HPCC is a proven and battle-tested platform for manipulating, transforming, querying and data warehousing Big Data. Understand the key features of the platform:
- Processing clusters using commodity off-the-shelf (COTS) hardware
- Utilizes typical rack-mounted blade servers with Intel or AMD processors, local memory and disk connected to a high-speed communications switch (usually Gigabit Ethernet connections) or hierarchy of communications switches depending on the total size of the cluster
- Clusters are usually homogeneous (all processors are configured identically), but not a requirement
- Thor, the Data Refinery, is the extraction, transformation and loading engine
- Roxie, the Data Delivery Engine, provides separate high-performance online query processing and data warehouse capabilities
- Distributed File System
- Thor distributed file system (Thor DFS) is optimized for Big Data ETL
- Roxie distributed file system (Roxie DFS) is optimized for high concurrent query processing
- Linux Operating System
- Services for job execution
- Services for distributed file system access
- A Thor cluster is also configured with a master node and multiple slave nodes
- A Roxie cluster is a peer-coupled cluster where each node runs Server and Agent tasks for query execution and key and file processing
- The file system on the Roxie cluster is a distributed indexed-based file system which uses a custom B+Tree structure for data storage
- Indexes and data supporting queries are pre-built on Thor clusters and deployed to Roxie with portions of the index and data stored on each node
- ECL Agent acting on behalf of a client program to manage the execution of a job on a Thor cluster
- Roxie file system is optimized for high concurrent query processing
- ESP Server (Enterprise Services Platform) providing authentication, logging, security, and other services for the job execution and Web services environment
- Dali server which functions as the system data store for job workunit information and provides naming services for the distributed file systems
- ECL IDE, the program development environment
- ECL code migration tool
- Distributed File Utility (DFU)
- Environment Configuration Utility
- Roxie Configuration Utility
- ECLWatch is a Web-based utility program for monitoring the HPCC environment and includes queue management, distributed file system management, job monitoring, and system performance monitoring tools
About the HPCC Distributed File System
The Thor DFS is record-oriented using a local Linux file system to store file parts. Files are initially loaded (sprayed) across nodes and each node has a single file part which can be empty for each distributed file. Files are divided on even record/document boundaries specified by the user. Master/slave architecture with name services and file mapping information are stored on a separate server. Only one local file per node is required to represent a distributed file. Read/write access is supported between clusters configured in the same environment. Utilizing special adapters allow files from external databases such as MySQL to be accessed, allowing transactional data to be integrated with DFS data and incorporated into batch jobs. The Roxie DFS utilizes distributed B+Tree index files containing key information and data stored in local files on each node.

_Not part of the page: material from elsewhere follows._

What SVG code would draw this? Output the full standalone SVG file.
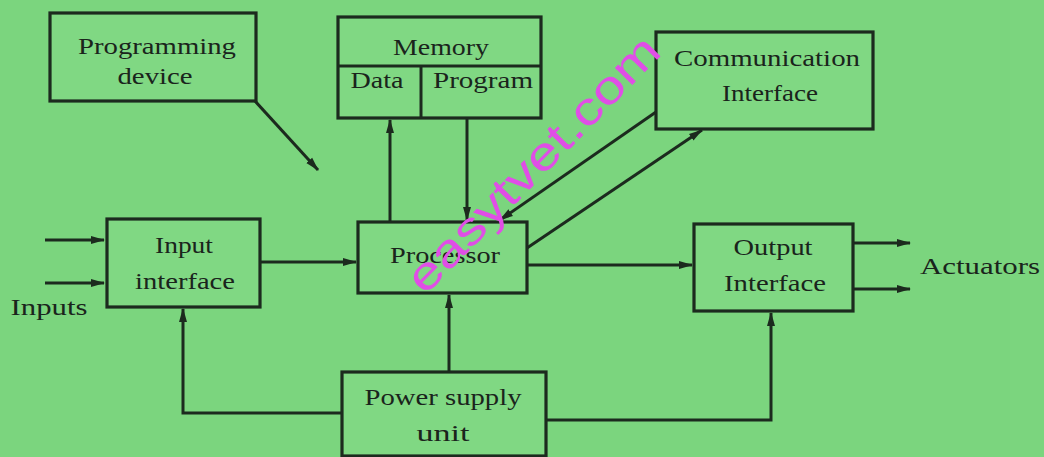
<svg xmlns="http://www.w3.org/2000/svg" width="1044" height="457" viewBox="0 0 1044 457">
<defs>
<style>
.box{fill:#80d883;stroke:#1c2a1e;stroke-width:3.2}
.ln{fill:none;stroke:#1c2a1e;stroke-width:3}
.t{font-family:"Liberation Serif","Times New Roman",serif;font-size:24px;fill:#1a241c;text-anchor:middle}
.wm{font-family:"Liberation Sans",Arial,sans-serif;font-size:46px;fill:#e04ee6}
</style>
<marker id="ah" viewBox="0 0 14 10" refX="13" refY="5" markerWidth="14" markerHeight="10" markerUnits="userSpaceOnUse" orient="auto">
<path d="M0,1 L14,5 L0,9 Z" fill="#1c2a1e"/>
</marker>
</defs>
<rect width="1044" height="457" fill="#7bd57e"/>
<g id="connectors">
<line class="ln" x1="255" y1="101" x2="318" y2="170" marker-end="url(#ah)"/>
<line class="ln" x1="390" y1="222" x2="390" y2="120" marker-end="url(#ah)"/>
<line class="ln" x1="467" y1="118" x2="467" y2="220" marker-end="url(#ah)"/>
<line class="ln" x1="656" y1="112" x2="500" y2="220" marker-end="url(#ah)"/>
<line class="ln" x1="527" y1="248" x2="702" y2="130" marker-end="url(#ah)"/>
<line class="ln" x1="260" y1="262" x2="356" y2="262" marker-end="url(#ah)"/>
<line class="ln" x1="527" y1="265" x2="692" y2="265" marker-end="url(#ah)"/>
<line class="ln" x1="45" y1="240" x2="104" y2="240" marker-end="url(#ah)"/>
<line class="ln" x1="45" y1="283" x2="104" y2="283" marker-end="url(#ah)"/>
<line class="ln" x1="853" y1="243" x2="910" y2="243" marker-end="url(#ah)"/>
<line class="ln" x1="853" y1="289" x2="910" y2="289" marker-end="url(#ah)"/>
<line class="ln" x1="449" y1="372" x2="449" y2="295" marker-end="url(#ah)"/>
<polyline class="ln" points="343,413 183,413 183,309" marker-end="url(#ah)"/>
<polyline class="ln" points="546,420 771,420 771,313" marker-end="url(#ah)"/>
</g>
<g id="programming-device">
<rect class="box" x="50" y="13" width="206" height="88"/>
<text class="t" x="157" y="54" textLength="158" lengthAdjust="spacingAndGlyphs">Programming</text>
<text class="t" x="155" y="84" textLength="75" lengthAdjust="spacingAndGlyphs">device</text>
</g>
<g id="memory">
<rect class="box" x="338" y="17" width="203" height="101"/>
<line class="ln" x1="338" y1="66" x2="541" y2="66"/>
<line class="ln" x1="421" y1="66" x2="421" y2="118"/>
<text class="t" x="441" y="55" textLength="96" lengthAdjust="spacingAndGlyphs">Memory</text>
<text class="t" x="377" y="88" textLength="53" lengthAdjust="spacingAndGlyphs">Data</text>
<text class="t" x="483" y="88" textLength="100" lengthAdjust="spacingAndGlyphs">Program</text>
</g>
<g id="communication-interface">
<rect class="box" x="656" y="32" width="217" height="97"/>
<text class="t" x="767" y="66" textLength="186" lengthAdjust="spacingAndGlyphs">Communication</text>
<text class="t" x="770" y="101" textLength="96" lengthAdjust="spacingAndGlyphs">Interface</text>
</g>
<g id="input-interface">
<rect class="box" x="107" y="219" width="153" height="88"/>
<text class="t" x="184" y="253" textLength="58" lengthAdjust="spacingAndGlyphs">Input</text>
<text class="t" x="185" y="289" textLength="100" lengthAdjust="spacingAndGlyphs">interface</text>
</g>
<g id="processor">
<rect class="box" x="358" y="222" width="169" height="71"/>
<text class="t" x="445" y="263" textLength="110" lengthAdjust="spacingAndGlyphs">Processor</text>
</g>
<g id="output-interface">
<rect class="box" x="694" y="224" width="159" height="87"/>
<text class="t" x="773" y="255" textLength="79" lengthAdjust="spacingAndGlyphs">Output</text>
<text class="t" x="775" y="291" textLength="102" lengthAdjust="spacingAndGlyphs">Interface</text>
</g>
<g id="power-supply-unit">
<rect class="box" x="342" y="372" width="204" height="84"/>
<text class="t" x="443" y="405" textLength="157" lengthAdjust="spacingAndGlyphs">Power supply</text>
<text class="t" x="443" y="441" textLength="53" lengthAdjust="spacingAndGlyphs">unit</text>
</g>
<g id="labels">
<text class="t" x="49" y="315" textLength="77" lengthAdjust="spacingAndGlyphs">Inputs</text>
<text class="t" x="980" y="274" textLength="120" lengthAdjust="spacingAndGlyphs">Actuators</text>
</g>
<g id="watermark">
<text class="wm" x="0" y="0" transform="translate(425,296) rotate(-45.5)" textLength="340" lengthAdjust="spacingAndGlyphs">easytvet.com</text>
</g>
</svg>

The DFS for Thor and Roxie stores replicas of file parts on other configurable nodes to protect against disk and node failure. The Thor system offers either automatic or manual node swap and warm-start following a node failure, and jobs are restarted from last checkpoint or persist. Replicas are automatically used while copying data to the new node. The Roxie system continues running following a node failure with a reduced number of nodes.
Job Execution Environment
Thor utilizes a master/slave processing architecture. Processing steps defined in an ECL job can specify local (data processed separately on each node) or global (data is processed across all nodes) operation. Multiple processing steps for a procedure are executed automatically as part of a single job based on an optimized execution graph for a compiled ECL dataflow program. A single Thor cluster can be configured to run multiple jobs concurrently reducing latency if adequate CPU and memory resources are available on each node. Middleware components including an ECLAgent, ECLServer, and Dali Server provide the client interface and manage execution of the job which is packaged as a workunit. Roxie utilizes a multiple server/agent architecture to process ECL programs accessed by queries using server tasks acting as a manager for each query and multiple agent tasks as needed to retrieve and process data for the query.
ECL is the primary programming language for the HPCC environment. ECL is compiled into optimized C++ which is then compiled into DLLs for execution on the Thor and Roxie platforms. ECL can include inline C++ code encapsulated in functions. External services can be written in any language and compiled into shared libraries of functions callable from ECL. A pipe interface allows execution of external programs written in any language to be incorporated into jobs.
The HPCC platform includes the capability to build multi-key, multivariate indexes on DFS files. These indexes can be used to improve performance and provide keyed access for batch jobs on a Thor system, or be used to support development of queries deployed to Roxie systems. Keyed access to data is supported directly in the ECL language.
Online Query and Data Warehouse Capabilities
The Roxie system configuration in the HPCC platform is specifically designed to provide data warehouse capabilities for structured queries and data analysis applications. Roxie is a high-performance platform capable of supporting thousands of users and providing sub-second response time depending on the application.